Look. If you’re going to ditch your wig, it better be for something better. Another wig. A fall of flowers. A literal explosion. Because Ru’s seen it all, squirrel friends! But worse still, Monique did not know the words to “Cut To The Feeling,” and halfway through gave up even pretending she did.
My heart breaks for her. Monique was a strong queen who was a lot of fun and brought some great fashion. To see her get in her own way like this is a reminder of just how damn hard this show is. No shade. Only love…and hopes we’ll see Monique again on an All Stars.
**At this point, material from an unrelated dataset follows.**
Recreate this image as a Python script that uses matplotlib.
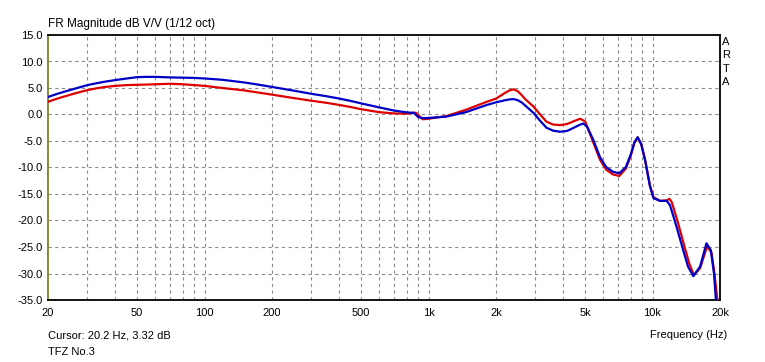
import matplotlib
matplotlib.use("Agg")
import matplotlib.pyplot as plt
from matplotlib.ticker import FixedLocator, NullFormatter, NullLocator

plt.rcParams['font.family'] = ['Liberation Sans', 'DejaVu Sans']

# frequency response (Hz, dB)
blue_freq = [20, 22, 25, 27, 30, 33, 36, 40, 45, 50, 55, 60, 70, 80, 90, 100, 120, 150,
             170, 200, 250, 300, 350, 400, 450, 500, 600, 700, 800, 860, 900, 950,
             1000, 1200, 1470, 1820, 2000, 2200, 2300, 2400, 2500, 2600, 2700, 2940,
             3150, 3360, 3600, 3860, 4150, 4400, 4700, 4900, 5100, 5440, 5820, 6200,
             6650, 7100, 7600, 8000, 8300, 8580, 8900, 9260, 9740, 10100, 10800,
             11560, 11960, 12800, 13700, 14400, 15200, 16300, 17400, 18200, 18800,
             19200, 20000]
blue_db = [3.3, 3.9, 4.6, 5.0, 5.55, 5.9, 6.2, 6.5, 6.8, 7.05, 7.1, 7.1, 7.0, 6.95, 6.9,
           6.8, 6.55, 6.05, 5.7, 5.2, 4.5, 3.9, 3.45, 3.0, 2.55, 2.1, 1.35, 0.75, 0.4,
           0.3, -0.5, -0.7, -0.65, -0.4, 0.45, 1.8, 2.3, 2.7, 2.85, 2.9, 2.7, 2.3,
           1.7, 0.3, -1.2, -2.5, -3.05, -3.25, -3.1, -2.6, -2.0, -1.7, -2.3, -4.8,
           -8.0, -9.9, -10.8, -11.1, -9.9, -7.5, -5.2, -4.3, -5.6, -8.6, -13.6,
           -15.8, -16.3, -16.3, -17.1, -21.2, -25.6, -28.7, -30.5, -28.7, -24.3,
           -25.6, -30.0, -35.3, -38.0]

red_freq = [20, 22, 25, 27, 30, 33, 36, 40, 45, 50, 60, 70, 80, 90, 100, 120, 150,
            170, 200, 250, 300, 350, 400, 450, 500, 600, 700, 800, 860, 880, 940,
            1000, 1200, 1470, 1820, 2000, 2200, 2300, 2400, 2500, 2600, 2700, 2940,
            3150, 3360, 3600, 3860, 4150, 4400, 4750, 5000, 5440, 5820, 6200, 6650,
            7100, 7600, 8000, 8300, 8580, 8900, 9260, 9740, 10100, 10800, 11560,
            11900, 12200, 13000, 13900, 14600, 15300, 16300, 17500, 18300, 18900,
            19400, 20000]
red_db = [2.4, 3.0, 3.7, 4.1, 4.6, 4.95, 5.2, 5.4, 5.55, 5.6, 5.7, 5.8, 5.7, 5.55,
          5.4, 5.0, 4.55, 4.2, 3.75, 3.1, 2.6, 2.2, 1.8, 1.4, 1.0, 0.45, 0.2, 0.15,
          0.35, 0.3, -0.9, -0.8, -0.3, 0.9, 2.4, 3.0, 4.1, 4.55, 4.75, 4.4, 3.7,
          2.9, 1.5, 0.0, -1.35, -1.9, -2.0, -1.8, -1.35, -0.8, -1.3, -5.3, -8.5,
          -10.4, -11.3, -11.6, -10.2, -7.7, -5.3, -4.3, -5.6, -8.6, -13.4, -15.6,
          -16.3, -16.2, -15.9, -16.6, -20.5, -25.0, -28.2, -30.3, -29.0, -24.9,
          -26.0, -30.0, -34.5, -37.0]

x_ticks = [20, 50, 100, 200, 500, 1000, 2000, 5000, 10000, 20000]
x_labels = ['20', '50', '100', '200', '500', '1k', '2k', '5k', '10k', '20k']
x_grid = [30, 40, 50, 60, 70, 80, 90, 100, 200, 300, 400, 500, 600, 700, 800, 900,
          1000, 2000, 3000, 4000, 5000, 6000, 7000, 8000, 9000, 10000]
y_ticks = [15, 10, 5, 0, -5, -10, -15, -20, -25, -30, -35]

fig = plt.figure(figsize=(7.65, 3.62), dpi=100)
ax = fig.add_axes([48 / 765, 62 / 362, 672 / 765, 265 / 362])

ax.set_xscale('log')
ax.set_xlim(20, 20000)
ax.set_ylim(-35, 15)

for f in x_grid:
    ax.axvline(f, color='#8c8c8c', lw=0.8, ls=(0, (3, 3)), zorder=1)
for v in y_ticks[1:-1]:
    ax.axhline(v, color='#8c8c8c', lw=0.8, ls=(0, (3, 3)), zorder=1)

ax.plot(red_freq, red_db, color='#dc0000', lw=1.6, zorder=3, solid_joinstyle='round')
ax.plot(blue_freq, blue_db, color='#0000c8', lw=1.6, zorder=4, solid_joinstyle='round')

ax.xaxis.set_major_locator(FixedLocator(x_ticks))
ax.set_xticklabels(x_labels)
ax.xaxis.set_minor_locator(NullLocator())
ax.xaxis.set_minor_formatter(NullFormatter())
ax.set_yticks(y_ticks)
ax.set_yticklabels([f'{v:.1f}' for v in y_ticks])
ax.tick_params(axis='both', length=0, labelsize=8, colors='black')
ax.tick_params(axis='x', pad=6)
ax.tick_params(axis='y', pad=4)

for side in ['top', 'right', 'bottom']:
    ax.spines[side].set_color('black')
    ax.spines[side].set_linewidth(1.3)
ax.spines['left'].set_color('#80802a')
ax.spines['left'].set_linewidth(1.3)

fig.text(48 / 765, 1 - 24 / 362, 'FR Magnitude dB V/V (1/12 oct)', fontsize=8.5, va='center', ha='left')
fig.text(48 / 765, 1 - 335 / 362, 'Cursor: 20.2 Hz, 3.32 dB', fontsize=8, va='center', ha='left')
fig.text(48 / 765, 1 - 352 / 362, 'TFZ No.3', fontsize=8, va='center', ha='left')
fig.text(727 / 765, 1 - 335 / 362, 'Frequency (Hz)', fontsize=8, va='center', ha='right')
for i, ch in enumerate('ARTA'):
    fig.text(726 / 765, 1 - (42 + 13.3 * i) / 362, ch, fontsize=8, va='center', ha='center')

fig.savefig('out.png', dpi=100)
Next week, the remaining queens will have a Cher-focused challenge, which means the return of All Stars 1 winner Chad Michaels! I love the stepped-up role past winners are playing this season. And it’s always a thrill to see them interacting with the new Drag Race stars. But some of that promo has me worried that certain queens don’t really know their Cher herstory. (cough cough Aquaria cough cough) So, we’ll see if they can snap out of it.